What is expected
Return only those lines from the line containing "Recreate this image" to the line containing "import seaborn as sns", both included, and please omit the pictures.

Data for this task
┏━━

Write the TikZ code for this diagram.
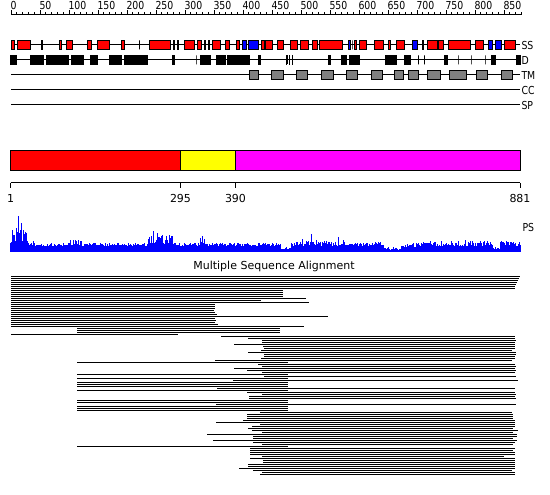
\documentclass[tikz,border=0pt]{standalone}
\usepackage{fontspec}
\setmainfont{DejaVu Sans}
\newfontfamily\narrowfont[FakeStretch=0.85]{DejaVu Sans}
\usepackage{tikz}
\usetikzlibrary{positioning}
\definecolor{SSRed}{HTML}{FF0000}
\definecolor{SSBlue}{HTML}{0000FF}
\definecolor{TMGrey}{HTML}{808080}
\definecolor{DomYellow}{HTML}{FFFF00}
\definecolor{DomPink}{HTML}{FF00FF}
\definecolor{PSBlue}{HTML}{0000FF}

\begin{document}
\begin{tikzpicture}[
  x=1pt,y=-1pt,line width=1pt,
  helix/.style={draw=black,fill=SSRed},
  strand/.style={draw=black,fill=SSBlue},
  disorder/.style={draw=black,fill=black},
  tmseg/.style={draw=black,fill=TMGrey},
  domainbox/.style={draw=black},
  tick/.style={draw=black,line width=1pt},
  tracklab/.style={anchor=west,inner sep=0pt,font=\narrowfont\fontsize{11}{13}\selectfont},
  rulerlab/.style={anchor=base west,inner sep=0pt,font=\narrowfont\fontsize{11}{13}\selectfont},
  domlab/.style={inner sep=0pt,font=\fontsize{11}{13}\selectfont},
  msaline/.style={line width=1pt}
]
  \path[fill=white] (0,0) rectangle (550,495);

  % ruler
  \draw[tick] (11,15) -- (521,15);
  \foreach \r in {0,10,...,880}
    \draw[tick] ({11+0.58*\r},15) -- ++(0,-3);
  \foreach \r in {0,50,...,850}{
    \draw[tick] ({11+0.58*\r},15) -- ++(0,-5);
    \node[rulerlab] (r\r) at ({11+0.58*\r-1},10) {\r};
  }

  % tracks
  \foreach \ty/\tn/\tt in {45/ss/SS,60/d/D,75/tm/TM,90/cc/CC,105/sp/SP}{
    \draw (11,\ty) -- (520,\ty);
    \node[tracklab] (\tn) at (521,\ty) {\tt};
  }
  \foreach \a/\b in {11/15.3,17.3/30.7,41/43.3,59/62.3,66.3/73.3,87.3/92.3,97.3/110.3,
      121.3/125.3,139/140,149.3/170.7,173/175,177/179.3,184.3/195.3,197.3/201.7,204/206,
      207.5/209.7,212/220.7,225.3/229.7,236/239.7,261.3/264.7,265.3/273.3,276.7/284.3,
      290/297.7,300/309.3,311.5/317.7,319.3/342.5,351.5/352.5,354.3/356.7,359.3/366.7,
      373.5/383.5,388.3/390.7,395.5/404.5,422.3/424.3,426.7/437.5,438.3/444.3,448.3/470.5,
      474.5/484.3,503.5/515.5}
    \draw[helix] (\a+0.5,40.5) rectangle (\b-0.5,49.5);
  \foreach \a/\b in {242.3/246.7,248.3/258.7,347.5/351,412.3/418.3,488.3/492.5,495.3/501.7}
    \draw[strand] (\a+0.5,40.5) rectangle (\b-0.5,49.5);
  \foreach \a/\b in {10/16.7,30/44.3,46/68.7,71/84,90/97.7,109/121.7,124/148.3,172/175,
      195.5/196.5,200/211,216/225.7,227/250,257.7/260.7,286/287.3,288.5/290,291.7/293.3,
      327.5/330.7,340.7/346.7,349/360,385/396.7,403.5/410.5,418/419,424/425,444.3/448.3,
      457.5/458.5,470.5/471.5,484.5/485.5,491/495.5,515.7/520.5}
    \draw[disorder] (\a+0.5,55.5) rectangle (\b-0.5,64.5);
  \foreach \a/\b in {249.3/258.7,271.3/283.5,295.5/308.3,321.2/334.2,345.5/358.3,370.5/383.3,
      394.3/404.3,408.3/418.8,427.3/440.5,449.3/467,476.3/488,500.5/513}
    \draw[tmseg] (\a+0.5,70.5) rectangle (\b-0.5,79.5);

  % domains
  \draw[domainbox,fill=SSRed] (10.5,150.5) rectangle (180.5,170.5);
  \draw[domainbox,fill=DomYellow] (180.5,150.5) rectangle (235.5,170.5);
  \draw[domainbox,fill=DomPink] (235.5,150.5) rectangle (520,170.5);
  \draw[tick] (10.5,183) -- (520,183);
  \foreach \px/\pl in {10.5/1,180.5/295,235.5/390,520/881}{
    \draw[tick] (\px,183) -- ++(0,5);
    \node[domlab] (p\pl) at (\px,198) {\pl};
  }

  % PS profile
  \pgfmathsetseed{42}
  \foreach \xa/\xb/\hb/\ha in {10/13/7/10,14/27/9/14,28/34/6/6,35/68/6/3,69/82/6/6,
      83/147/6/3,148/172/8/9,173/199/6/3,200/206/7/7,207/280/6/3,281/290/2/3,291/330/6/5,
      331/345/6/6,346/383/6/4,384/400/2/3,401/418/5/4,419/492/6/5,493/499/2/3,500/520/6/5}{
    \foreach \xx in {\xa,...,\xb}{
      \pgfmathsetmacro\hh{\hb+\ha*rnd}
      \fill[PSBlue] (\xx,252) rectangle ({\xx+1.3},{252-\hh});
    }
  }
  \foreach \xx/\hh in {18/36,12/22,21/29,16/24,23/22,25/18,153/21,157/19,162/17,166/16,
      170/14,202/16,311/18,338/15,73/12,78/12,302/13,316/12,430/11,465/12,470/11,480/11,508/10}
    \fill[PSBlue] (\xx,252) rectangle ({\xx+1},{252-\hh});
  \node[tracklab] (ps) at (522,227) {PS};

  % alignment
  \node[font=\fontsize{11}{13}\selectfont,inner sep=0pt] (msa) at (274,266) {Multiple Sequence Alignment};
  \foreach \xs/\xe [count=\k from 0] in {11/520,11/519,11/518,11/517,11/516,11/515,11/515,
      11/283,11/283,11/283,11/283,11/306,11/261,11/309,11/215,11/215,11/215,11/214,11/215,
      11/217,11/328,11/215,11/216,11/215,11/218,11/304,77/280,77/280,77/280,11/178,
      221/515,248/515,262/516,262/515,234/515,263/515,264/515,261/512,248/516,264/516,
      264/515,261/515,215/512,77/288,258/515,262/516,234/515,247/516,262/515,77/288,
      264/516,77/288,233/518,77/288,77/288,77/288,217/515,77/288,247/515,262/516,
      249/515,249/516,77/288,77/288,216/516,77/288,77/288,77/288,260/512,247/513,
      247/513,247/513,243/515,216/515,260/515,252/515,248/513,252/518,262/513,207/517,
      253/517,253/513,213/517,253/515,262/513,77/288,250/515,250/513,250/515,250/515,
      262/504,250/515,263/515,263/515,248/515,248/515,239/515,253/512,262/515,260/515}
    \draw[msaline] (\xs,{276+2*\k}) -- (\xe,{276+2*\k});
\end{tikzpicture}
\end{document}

┗━━
┏━━

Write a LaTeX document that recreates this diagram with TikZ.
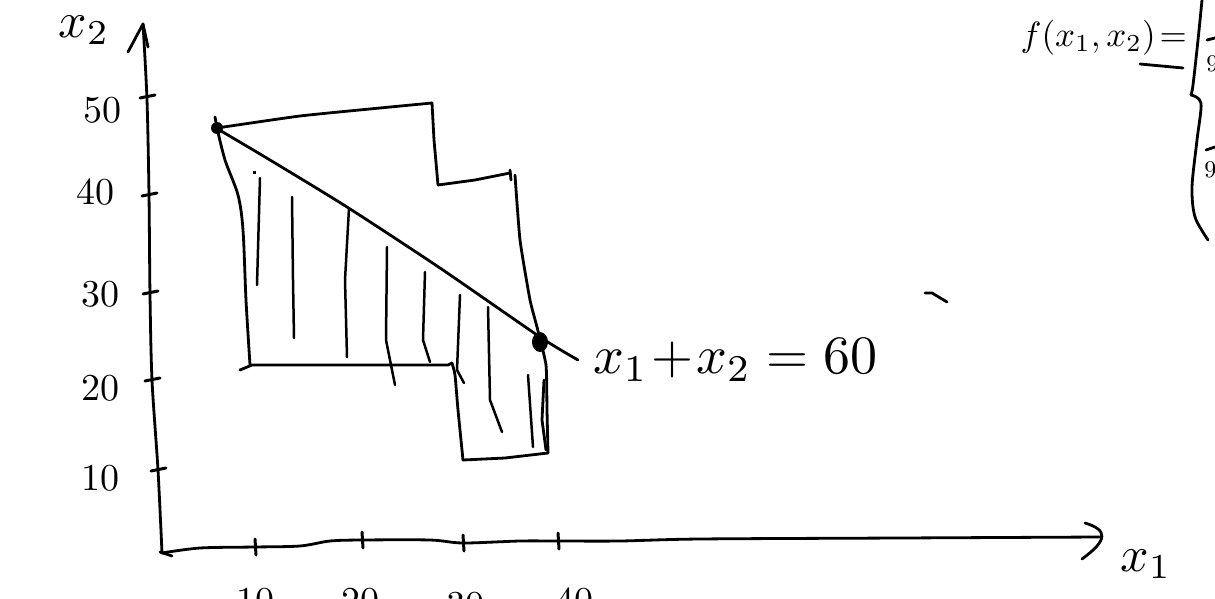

┗━━
┏━━

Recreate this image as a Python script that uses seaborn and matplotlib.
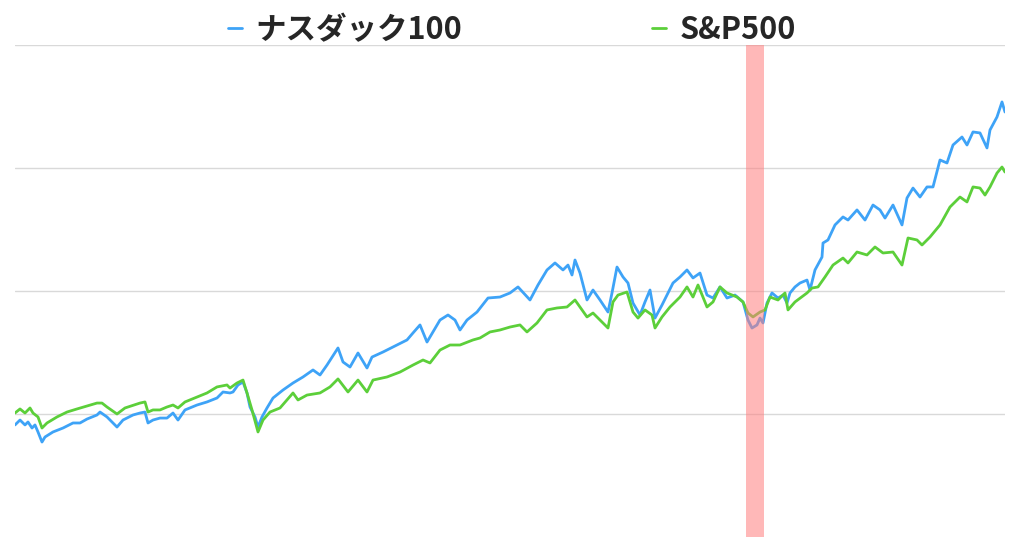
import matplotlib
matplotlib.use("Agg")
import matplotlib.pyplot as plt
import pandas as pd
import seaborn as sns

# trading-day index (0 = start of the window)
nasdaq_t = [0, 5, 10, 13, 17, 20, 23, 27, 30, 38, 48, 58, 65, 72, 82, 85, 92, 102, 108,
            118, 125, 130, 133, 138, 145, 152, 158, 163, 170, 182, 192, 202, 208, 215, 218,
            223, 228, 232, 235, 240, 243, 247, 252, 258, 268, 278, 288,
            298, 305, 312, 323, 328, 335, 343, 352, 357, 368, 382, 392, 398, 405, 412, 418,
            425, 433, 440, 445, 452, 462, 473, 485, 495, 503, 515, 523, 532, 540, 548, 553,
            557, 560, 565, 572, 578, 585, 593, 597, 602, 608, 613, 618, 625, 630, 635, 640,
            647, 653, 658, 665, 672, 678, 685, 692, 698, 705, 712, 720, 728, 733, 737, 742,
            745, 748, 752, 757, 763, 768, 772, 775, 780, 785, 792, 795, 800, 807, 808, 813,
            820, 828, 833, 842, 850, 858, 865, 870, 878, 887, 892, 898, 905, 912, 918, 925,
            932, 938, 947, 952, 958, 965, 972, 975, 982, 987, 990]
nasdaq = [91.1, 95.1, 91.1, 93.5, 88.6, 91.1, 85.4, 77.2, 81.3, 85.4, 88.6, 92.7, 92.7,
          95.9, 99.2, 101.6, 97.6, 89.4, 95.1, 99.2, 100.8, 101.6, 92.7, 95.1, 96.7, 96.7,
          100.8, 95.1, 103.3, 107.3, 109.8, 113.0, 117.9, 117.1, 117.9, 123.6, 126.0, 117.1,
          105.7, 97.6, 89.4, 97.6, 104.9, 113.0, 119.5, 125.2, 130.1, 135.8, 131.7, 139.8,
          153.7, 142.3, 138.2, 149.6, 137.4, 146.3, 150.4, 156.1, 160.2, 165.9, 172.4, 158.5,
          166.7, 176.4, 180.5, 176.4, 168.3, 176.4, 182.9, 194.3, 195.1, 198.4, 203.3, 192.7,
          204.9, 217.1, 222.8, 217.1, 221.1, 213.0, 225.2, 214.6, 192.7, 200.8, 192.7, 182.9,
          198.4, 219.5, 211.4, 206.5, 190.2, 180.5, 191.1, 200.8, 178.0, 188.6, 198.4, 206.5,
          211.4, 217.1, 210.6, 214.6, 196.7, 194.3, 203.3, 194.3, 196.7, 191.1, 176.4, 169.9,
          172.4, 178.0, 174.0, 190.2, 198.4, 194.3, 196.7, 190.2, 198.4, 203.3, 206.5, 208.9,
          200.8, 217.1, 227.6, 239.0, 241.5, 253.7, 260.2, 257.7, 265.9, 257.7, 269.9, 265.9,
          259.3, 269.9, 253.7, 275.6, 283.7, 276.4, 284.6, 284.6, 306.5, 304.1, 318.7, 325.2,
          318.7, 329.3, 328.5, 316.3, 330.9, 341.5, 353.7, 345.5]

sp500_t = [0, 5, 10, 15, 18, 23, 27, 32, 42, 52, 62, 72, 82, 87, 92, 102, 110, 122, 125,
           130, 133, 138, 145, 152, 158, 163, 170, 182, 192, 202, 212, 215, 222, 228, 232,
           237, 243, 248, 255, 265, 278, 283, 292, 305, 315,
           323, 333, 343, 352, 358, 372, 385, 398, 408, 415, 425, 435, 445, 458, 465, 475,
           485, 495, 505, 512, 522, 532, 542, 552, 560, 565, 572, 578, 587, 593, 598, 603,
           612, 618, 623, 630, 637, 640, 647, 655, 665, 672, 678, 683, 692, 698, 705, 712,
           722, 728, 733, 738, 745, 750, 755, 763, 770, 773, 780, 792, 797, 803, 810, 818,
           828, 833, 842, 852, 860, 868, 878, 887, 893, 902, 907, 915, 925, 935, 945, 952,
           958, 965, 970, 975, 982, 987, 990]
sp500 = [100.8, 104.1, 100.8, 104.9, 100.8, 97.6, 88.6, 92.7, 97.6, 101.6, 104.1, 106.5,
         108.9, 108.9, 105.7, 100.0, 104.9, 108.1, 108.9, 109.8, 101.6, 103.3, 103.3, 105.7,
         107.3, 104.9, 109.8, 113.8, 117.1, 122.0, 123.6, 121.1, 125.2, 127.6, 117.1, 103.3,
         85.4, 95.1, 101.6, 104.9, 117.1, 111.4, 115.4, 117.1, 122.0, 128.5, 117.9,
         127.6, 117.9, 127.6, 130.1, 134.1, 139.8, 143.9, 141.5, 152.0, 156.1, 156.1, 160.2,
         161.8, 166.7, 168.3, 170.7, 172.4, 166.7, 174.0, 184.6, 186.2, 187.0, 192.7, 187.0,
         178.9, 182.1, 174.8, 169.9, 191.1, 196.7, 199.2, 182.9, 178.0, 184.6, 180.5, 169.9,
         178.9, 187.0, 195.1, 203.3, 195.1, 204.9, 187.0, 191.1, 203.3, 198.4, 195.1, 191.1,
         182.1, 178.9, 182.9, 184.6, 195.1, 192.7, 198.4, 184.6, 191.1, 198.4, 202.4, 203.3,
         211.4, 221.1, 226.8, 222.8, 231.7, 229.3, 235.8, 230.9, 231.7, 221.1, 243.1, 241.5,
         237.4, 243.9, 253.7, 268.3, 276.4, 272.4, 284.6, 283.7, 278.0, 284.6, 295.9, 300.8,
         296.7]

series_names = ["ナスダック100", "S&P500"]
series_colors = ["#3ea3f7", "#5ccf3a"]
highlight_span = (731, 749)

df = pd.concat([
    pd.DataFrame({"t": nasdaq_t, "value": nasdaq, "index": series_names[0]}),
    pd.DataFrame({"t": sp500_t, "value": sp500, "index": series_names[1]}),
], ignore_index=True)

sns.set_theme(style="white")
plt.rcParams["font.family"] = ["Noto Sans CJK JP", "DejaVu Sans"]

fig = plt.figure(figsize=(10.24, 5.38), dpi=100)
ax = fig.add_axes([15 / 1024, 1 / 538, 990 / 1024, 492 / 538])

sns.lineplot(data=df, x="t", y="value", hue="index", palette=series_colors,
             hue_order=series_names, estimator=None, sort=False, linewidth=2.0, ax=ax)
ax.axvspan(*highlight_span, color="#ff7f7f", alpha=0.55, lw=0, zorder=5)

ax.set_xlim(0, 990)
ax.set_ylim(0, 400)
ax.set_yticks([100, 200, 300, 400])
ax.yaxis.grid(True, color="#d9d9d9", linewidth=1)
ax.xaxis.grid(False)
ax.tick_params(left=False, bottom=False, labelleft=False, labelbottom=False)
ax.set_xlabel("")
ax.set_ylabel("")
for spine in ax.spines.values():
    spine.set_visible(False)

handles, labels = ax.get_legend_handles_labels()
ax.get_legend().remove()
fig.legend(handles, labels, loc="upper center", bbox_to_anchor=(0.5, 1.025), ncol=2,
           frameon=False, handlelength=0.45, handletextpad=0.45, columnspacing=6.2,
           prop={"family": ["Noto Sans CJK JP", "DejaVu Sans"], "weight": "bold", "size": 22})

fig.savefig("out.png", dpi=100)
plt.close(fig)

┗━━

Exercise solution
Recreate this image as a Python script that uses seaborn and matplotlib.
import matplotlib
matplotlib.use("Agg")
import matplotlib.pyplot as plt
import pandas as pd
import seaborn as sns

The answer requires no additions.